### Work instructions:
Quote, verbatim, all material below, without pictures.
Start
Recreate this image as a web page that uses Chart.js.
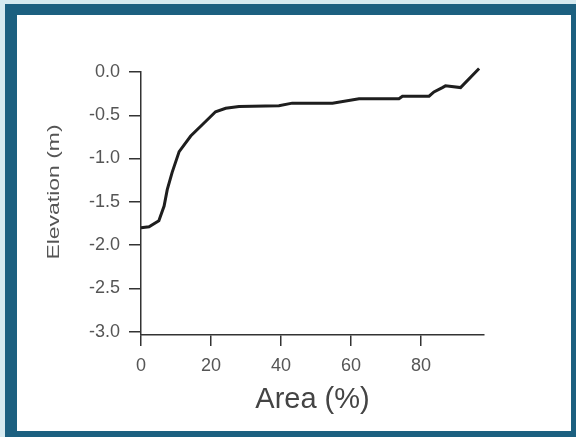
<!DOCTYPE html>
<html lang="en">
<head>
    <meta charset="UTF-8">
    <title>Elevation vs Area</title>
    <script src="https://cdn.jsdelivr.net/npm/chart.js"></script>
    <style>
        body {
            margin: 0;
            background-color: #d6eaf0;
            font-family: "Liberation Sans", Arial, sans-serif;
        }

        #frame {
            position: absolute;
            left: 5px;
            top: 4px;
            width: 571px;
            height: 433px;
            box-sizing: border-box;
            border-style: solid;
            border-color: #1c6080;
            border-width: 11px 5px 6px 12px;
            background-color: white;
        }

        canvas {
            display: block;
        }
    </style>
</head>
<body>
    <div id="frame">
        <canvas id="hypsoChart" width="554" height="416"></canvas>
    </div>

    <script>
        // hypsometric curve
        const areaPct = [0, 2.3, 5.1, 6.6, 7.5, 8.9, 10.9, 14.2, 17.5, 21.3, 24.2, 28, 39.4, 43.2, 54.7, 62.3, 73.7, 74.7, 82.3, 83.7, 86.1, 87, 91.3, 96.6];
        const elevation = [-1.80, -1.79, -1.72, -1.55, -1.36, -1.16, -0.92, -0.74, -0.61, -0.46, -0.42, -0.40, -0.39, -0.36, -0.36, -0.31, -0.31, -0.28, -0.28, -0.23, -0.18, -0.16, -0.18, 0.04];

        const xTicks = [0, 20, 40, 60, 80];
        const yTicks = [0, -0.5, -1.0, -1.5, -2.0, -2.5, -3.0];

        const xTitle = 'Area (%)';
        const yTitle = 'Elevation (m)';

        const points = areaPct.map((a, i) => ({ x: a, y: elevation[i] }));

        // y axis title drawn by hand so it can sit where the original has it
        const yTitlePlugin = {
            id: 'yTitle',
            afterDraw(chart) {
                const ctx = chart.ctx;
                ctx.save();
                ctx.translate(37, 177);
                ctx.rotate(-Math.PI / 2);
                ctx.scale(1.35, 1);
                ctx.font = '17px "Liberation Sans", Arial, sans-serif';
                ctx.fillStyle = '#555';
                ctx.textAlign = 'center';
                ctx.textBaseline = 'middle';
                ctx.fillText(yTitle, 0, 0);
                ctx.restore();
            }
        };

        const tickFont = { family: '"Liberation Sans", Arial, sans-serif', size: 18 };

        new Chart(document.getElementById('hypsoChart').getContext('2d'), {
            type: 'line',
            data: {
                datasets: [{
                    data: points,
                    borderColor: '#1e1e1e',
                    borderWidth: 3,
                    pointRadius: 0,
                    tension: 0,
                    fill: false,
                    clip: false
                }]
            },
            options: {
                responsive: false,
                animation: false,
                layout: { padding: { left: 0, top: 57, right: 87, bottom: 0 } },
                plugins: {
                    legend: { display: false },
                    tooltip: { enabled: false }
                },
                scales: {
                    x: {
                        type: 'linear',
                        min: 0,
                        max: 98,
                        afterBuildTicks: axis => { axis.ticks = xTicks.map(v => ({ value: v })); },
                        afterFit: axis => { axis.height = 96; },
                        grid: { drawOnChartArea: false, drawTicks: true, tickLength: 11, color: '#333', lineWidth: 1.5 },
                        border: { display: true, color: '#333', width: 1.5 },
                        ticks: { color: '#555', font: tickFont, padding: 9, maxRotation: 0 },
                        title: {
                            display: true,
                            text: xTitle,
                            color: '#444',
                            font: { family: '"Liberation Sans", Arial, sans-serif', size: 29 },
                            padding: { top: 0, bottom: 14 }
                        }
                    },
                    y: {
                        type: 'linear',
                        min: -3.04,
                        max: 0,
                        afterBuildTicks: axis => { axis.ticks = yTicks.map(v => ({ value: v })); },
                        afterFit: axis => { axis.width = 124; },
                        grid: { drawOnChartArea: false, drawTicks: true, tickLength: 12, color: '#333', lineWidth: 1.5 },
                        border: { display: true, color: '#333', width: 1.5 },
                        ticks: {
                            color: '#555',
                            font: tickFont,
                            padding: 9,
                            callback: v => v.toFixed(1)
                        }
                    }
                }
            },
            plugins: [yTitlePlugin]
        });
    </script>
</body>
</html>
End
### Result for this exercise:
Recreate this image as a web page that uses Chart.js.
<!DOCTYPE html>
<html lang="en">
<head>
    <meta charset="UTF-8">
    <title>Elevation vs Area</title>
    <script src="https://cdn.jsdelivr.net/npm/chart.js"></script>
    <style>
        body {
            margin: 0;
            background-color: #d6eaf0;
            font-family: "Liberation Sans", Arial, sans-serif;
        }

        #frame {
            position: absolute;
            left: 5px;
            top: 4px;
            width: 571px;
            height: 433px;
            box-sizing: border-box;
            border-style: solid;
            border-color: #1c6080;
            border-width: 11px 5px 6px 12px;
            background-color: white;
        }

        canvas {
            display: block;
        }
    </style>
</head>
<body>
    <div id="frame">
        <canvas id="hypsoChart" width="554" height="416"></canvas>
    </div>

    <script>
        // hypsometric curve
        const areaPct = [0, 2.3, 5.1, 6.6, 7.5, 8.9, 10.9, 14.2, 17.5, 21.3, 24.2, 28, 39.4, 43.2, 54.7, 62.3, 73.7, 74.7, 82.3, 83.7, 86.1, 87, 91.3, 96.6];
        const elevation = [-1.80, -1.79, -1.72, -1.55, -1.36, -1.16, -0.92, -0.74, -0.61, -0.46, -0.42, -0.40, -0.39, -0.36, -0.36, -0.31, -0.31, -0.28, -0.28, -0.23, -0.18, -0.16, -0.18, 0.04];

        const xTicks = [0, 20, 40, 60, 80];
        const yTicks = [0, -0.5, -1.0, -1.5, -2.0, -2.5, -3.0];

        const xTitle = 'Area (%)';
        const yTitle = 'Elevation (m)';

        const points = areaPct.map((a, i) => ({ x: a, y: elevation[i] }));

        // y axis title drawn by hand so it can sit where the original has it
        const yTitlePlugin = {
            id: 'yTitle',
            afterDraw(chart) {
                const ctx = chart.ctx;
                ctx.save();
                ctx.translate(37, 177);
                ctx.rotate(-Math.PI / 2);
                ctx.scale(1.35, 1);
                ctx.font = '17px "Liberation Sans", Arial, sans-serif';
                ctx.fillStyle = '#555';
                ctx.textAlign = 'center';
                ctx.textBaseline = 'middle';
                ctx.fillText(yTitle, 0, 0);
                ctx.restore();
            }
        };

        const tickFont = { family: '"Liberation Sans", Arial, sans-serif', size: 18 };

        new Chart(document.getElementById('hypsoChart').getContext('2d'), {
            type: 'line',
            data: {
                datasets: [{
                    data: points,
                    borderColor: '#1e1e1e',
                    borderWidth: 3,
                    pointRadius: 0,
                    tension: 0,
                    fill: false,
                    clip: false
                }]
            },
            options: {
                responsive: false,
                animation: false,
                layout: { padding: { left: 0, top: 57, right: 87, bottom: 0 } },
                plugins: {
                    legend: { display: false },
                    tooltip: { enabled: false }
                },
                scales: {
                    x: {
                        type: 'linear',
                        min: 0,
                        max: 98,
                        afterBuildTicks: axis => { axis.ticks = xTicks.map(v => ({ value: v })); },
                        afterFit: axis => { axis.height = 96; },
                        grid: { drawOnChartArea: false, drawTicks: true, tickLength: 11, color: '#333', lineWidth: 1.5 },
                        border: { display: true, color: '#333', width: 1.5 },
                        ticks: { color: '#555', font: tickFont, padding: 9, maxRotation: 0 },
                        title: {
                            display: true,
                            text: xTitle,
                            color: '#444',
                            font: { family: '"Liberation Sans", Arial, sans-serif', size: 29 },
                            padding: { top: 0, bottom: 14 }
                        }
                    },
                    y: {
                        type: 'linear',
                        min: -3.04,
                        max: 0,
                        afterBuildTicks: axis => { axis.ticks = yTicks.map(v => ({ value: v })); },
                        afterFit: axis => { axis.width = 124; },
                        grid: { drawOnChartArea: false, drawTicks: true, tickLength: 12, color: '#333', lineWidth: 1.5 },
                        border: { display: true, color: '#333', width: 1.5 },
                        ticks: {
                            color: '#555',
                            font: tickFont,
                            padding: 9,
                            callback: v => v.toFixed(1)
                        }
                    }
                }
            },
            plugins: [yTitlePlugin]
        });
    </script>
</body>
</html>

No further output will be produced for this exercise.